Sharon Ordor recounts how her race affected her experience at one of England’s top universities…
I can easily recall the day I got an acceptance letter into one of the most prestigious universities in the UK. A “small village” with an identity of its own, enclosed 188 miles away from the hustle and bustle of London. I shared the great news with a black friend of mine. She looked at me, puzzled; an expression which lasted for what seemed like several minutes. “Are you happy with that?” she asked confounded by my obvious elatedness, which she felt was unsuited to the magnitude of the news I’d just received. “Well of course I am” I responded, “It’s Exeter.”
“Exactly, it’s EXETAAH,” she said, emphasising the latter part of her sentence, so as to mimic the intonation several students adopt when describing the quintessentially prim and proper environment of the place. The stereotype that has long prevailed has identified the university as a top-class institution, but coupled with the rumour that it houses some of the posh-est, most entitled kids in the UK, I now understand the disappointment she felt upon hearing of my “good” news.
I recall the 1st day I set foot into my new dorm room. (Cool fact: JK Rowling attended Exeter University, and Harry’s very own dorms were inspired by the one I stayed in.) The stares I got were laughable. I guess it’s worth noting here that I was the only black student in my entire accommodation. Crazy right? The next day, a student approached me to touch my hair. She liked its texture. I didn’t know whether to be flattered or appalled.
My first clubbing experience there wasn’t much more promising. On our way to the much revered, retro clubbing hub in the city, I choked as a friend who accompanied me claimed that she’d never seen a woman in a Burka. Apparently, her village “only had a few Muslims.” At that point, I guessed I was probably also her first black friend. When I finally got into the club, a guy I’d gone to school with tracked me down and asked me to twerk. I twerked. They cheered. Later on, someone said to me, “Black people are so cool Sharon. Teach me.” As though my blackness could be purchased as a commodity. Instantly, my insecurities surged. She wasn’t the first student who had complimented me on my style and “effortless” swag. I began to wonder if they liked me for me; for my wit, my charm, my candour and intelligence? Or was it because I was black. Blackness after all, is something which can so easily be fetishized. It’s deemed cool and sassy, until we ask the world to share in our pain and suffering.

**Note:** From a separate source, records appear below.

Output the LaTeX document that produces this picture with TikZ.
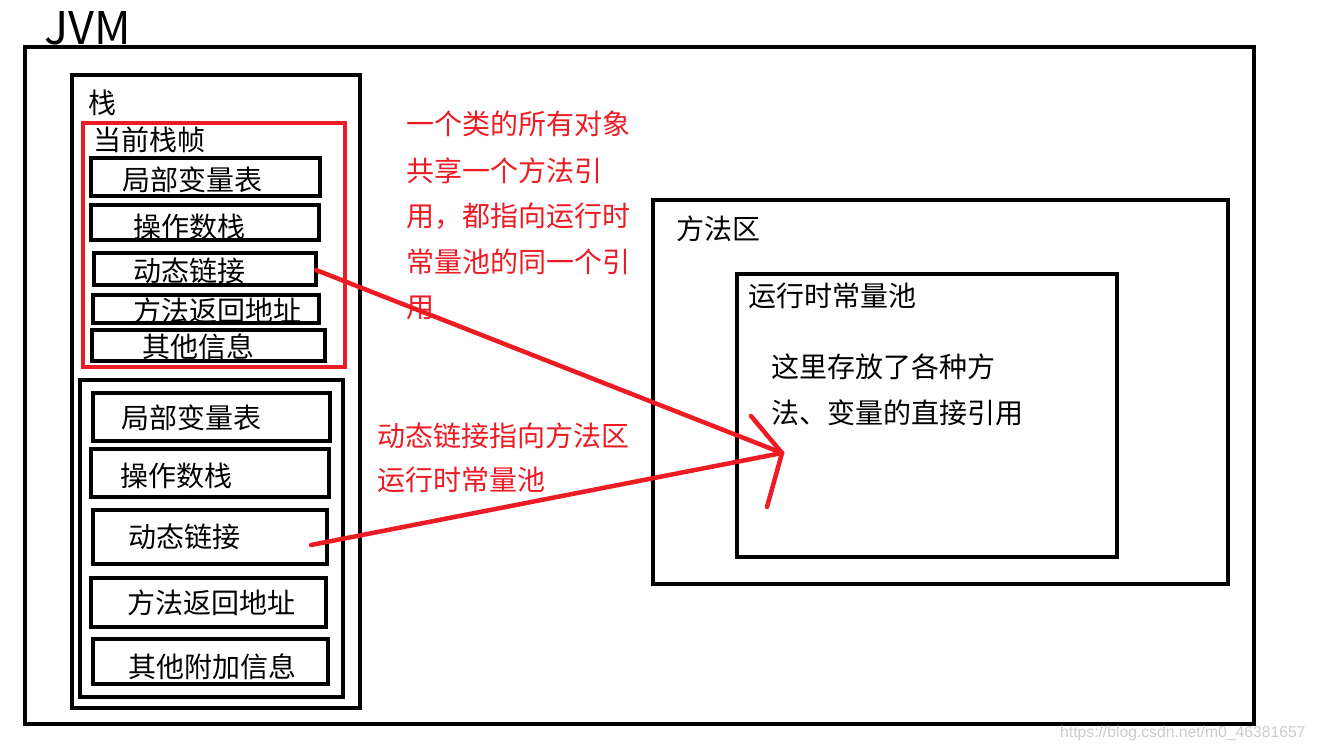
\documentclass[tikz,border=0pt]{standalone}
\usepackage{fontspec}
\setmainfont{Noto Sans CJK SC}
\newfontfamily\wmfont{Liberation Sans}
\definecolor{pred}{HTML}{ED1C24}
\begin{document}
\begin{tikzpicture}[x=1pt,y=-1pt,
  box/.style={draw=black, line width=4pt, inner sep=0pt, outer sep=0pt, anchor=north west},
  redbox/.style={box, draw=pred},
  lbl/.style={anchor=west, inner sep=0pt, font=\fontsize{28}{30}\selectfont},
  note/.style={lbl, text=pred},
  conn/.style={draw=pred, line width=4.5pt, line cap=round}]
\useasboundingbox (0,0) rectangle (1317,751);
\fill[white] (0,0) rectangle (1317,751);
% outer
\node[box, minimum width=1229pt, minimum height=677pt] (jvm) at (25,47) {};
\node[anchor=base west, inner sep=0pt, font=\fontsize{45}{50}\selectfont] (jvmt) at (44,45) {JVM};
% stack
\node[box, minimum width=288pt, minimum height=633pt] (stack) at (72,75) {};
\node[lbl] (stackt) at (88,103) {栈};
% current frame
\node[redbox, minimum width=262pt, minimum height=244pt] (cur) at (83,123) {};
\node[lbl] (curt) at (93,140) {当前栈帧};
\node[box, minimum width=229pt, minimum height=38pt] (c1) at (91,158) {};
\node[box, minimum width=228pt, minimum height=35pt] (c2) at (91,205) {};
\node[box, minimum width=222pt, minimum height=32pt] (c3) at (94,253) {};
\node[box, minimum width=226pt, minimum height=28pt] (c4) at (93,295) {};
\node[box, minimum width=233pt, minimum height=31pt] (c5) at (92,330) {};
\node[lbl] (c1t) at (122,180) {局部变量表};
\node[lbl] (c2t) at (133,227) {操作数栈};
\node[lbl] (c3t) at (133,271) {动态链接};
\node[lbl] (c4t) at (133,311) {方法返回地址};
\node[lbl] (c5t) at (142,347) {其他信息};
% second frame
\node[box, minimum width=263pt, minimum height=317pt] (fr2) at (80,380) {};
\node[box, minimum width=237pt, minimum height=48pt] (f1) at (93,393) {};
\node[box, minimum width=238pt, minimum height=48pt] (f2) at (91,449) {};
\node[box, minimum width=234pt, minimum height=54pt] (f3) at (93,510) {};
\node[box, minimum width=235pt, minimum height=49pt] (f4) at (91,578) {};
\node[box, minimum width=235pt, minimum height=45pt] (f5) at (93,639) {};
\node[lbl] (f1t) at (121,418) {局部变量表};
\node[lbl] (f2t) at (120,476) {操作数栈};
\node[lbl] (f3t) at (128,537) {动态链接};
\node[lbl] (f4t) at (127,603) {方法返回地址};
\node[lbl] (f5t) at (128,667) {其他附加信息};
% method area
\node[box, minimum width=575pt, minimum height=384pt] (ma) at (653,200) {};
\node[lbl] (mat) at (676,229) {方法区};
\node[box, minimum width=380pt, minimum height=283pt] (pool) at (737,274) {};
\node[lbl] (poolt) at (748,296) {运行时常量池};
\node[lbl] (poola) at (771,367) {这里存放了各种方};
\node[lbl] (poolb) at (771,413) {法、变量的直接引用};
% red notes
\node[note] (n1) at (406,124) {一个类的所有对象};
\node[note] (n2) at (406,171) {共享一个方法引};
\node[note] (n3) at (406,216) {用，都指向运行时};
\node[note] (n4) at (406,262) {常量池的同一个引};
\node[note] (n5) at (406,308) {用};
\node[note] (m1) at (377,436) {动态链接指向方法区};
\node[note] (m2) at (377,480) {运行时常量池};
% connectors
\coordinate (s1) at (316,270);
\coordinate (s2) at (311,545);
\coordinate (tip) at (782,453);
\coordinate (h1) at (751,416);
\coordinate (h2) at (767,507);
\draw[conn] (s1) -- (tip);
\draw[conn] (s2) -- (tip);
\draw[conn] (h1) -- (tip) -- (h2);
% watermark
\node[anchor=west, inner sep=0pt, text=black!20, font=\wmfont\fontsize{15.7}{16}\selectfont] (wm) at (1060,733) {https://blog.csdn.net/m0\_46381657};
\end{tikzpicture}
\end{document}
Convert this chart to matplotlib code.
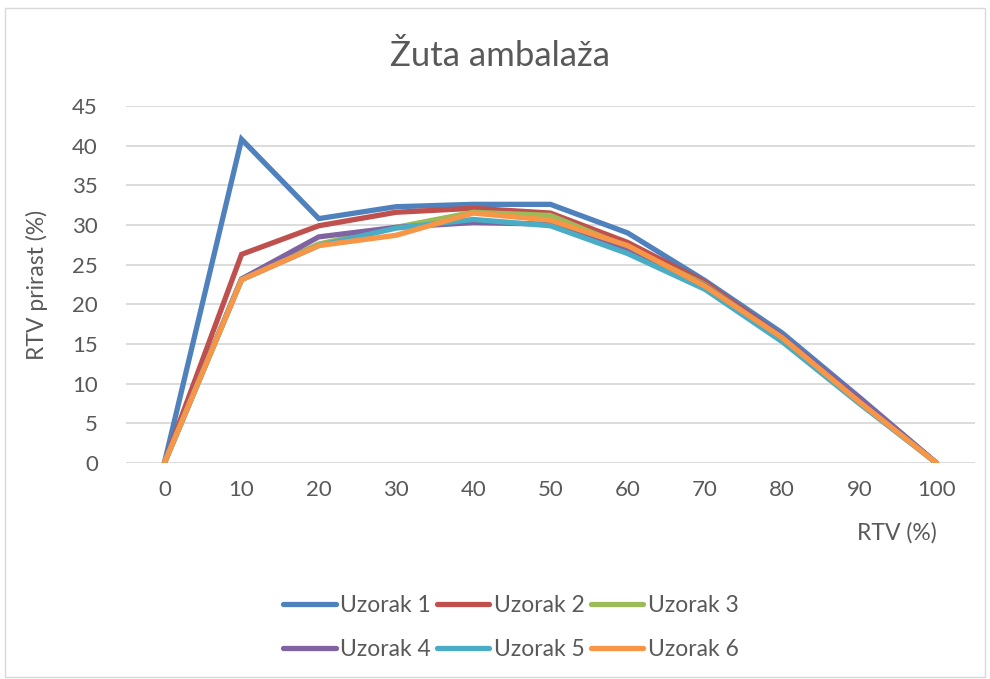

Once, I invited one of my black friends to my dorm to relax my hair. For those who are unfamiliar with this term, my natural hair has an extremely kinky nature, which is very beautiful and flawless in its own right. However, seeing as I’m not the best with maintaining my hair in its natural states, relaxers have been my go-to resource for the past 9 years. You simply apply a layer of the chemicals to your hair, leave this in for a few minutes and then wash it all off. Boom! Your hair comes out sleeker and softer. My friend and I laughed and howled at each other’s jokes, completely oblivious to where we were. The girl in the room next door, came over and knocked gingerly. I opened the door, she asked us to kindly quieten down a bit, in the nicest way possible. Upon taking a closer look at my hair, she noticed the strange chemicals which were now evenly coated in my hair. “Are you dying your hair?” she asked, puzzled. I shook my head, surprised she didn’t understand the process. Then it clicked, she wasn’t expected to.
I joined the African and Caribbean Society. Seeing as there were very few other black people on campus, being immersed in a society which catered to people from the Motherland and the African diaspora, was an obligation which I executed with much pride and enjoyment. I’d gone to countless parties that played music I enjoyed and I’d taken part in shows that sported fashion styles from my home country, none of which could be found anywhere in Exeter. I invited a friend to be a member because she’d spoken endlessly about her interest in my culture, and in learning more about it. “Isn’t that society just for black people though?” She asked me. She feared that she was ‘too white’ to fit in, and in all honesty, maybe she was.
All in all, my 1st year at Exeter University was weird. It was strange and very different to the cosmopolitan city London is. I suppose though that was always to be expected. I had to adjust to getting stared at frequently. I had to learn the art of politely declining those who wanted to touch, stroke and yes, smell my hair. I had to embrace the repetitive questions I was asked about being black and on tips on being cool. I had to weather these changes all whilst trying to maintain decent grades. It was my toughest year, and the distance from home only made it harder.
But it doesn’t end here, of course. It was hard, but change is inevitable. My life had been so familiar for 18 years that a culture shock proved very hard for me. But I saw kids from distant countries, with a minimal grasp of the English language, managing to navigate the sometimes murky waters of University and I realised that I had no legitimate excuse for not having a good time. I chose to plunge headfirst into experiences that allowed me to network. My circle expanded exponentially, and it felt natural. The moment I chose to embrace change was the moment change chose to embrace me, and it felt oh so sweet.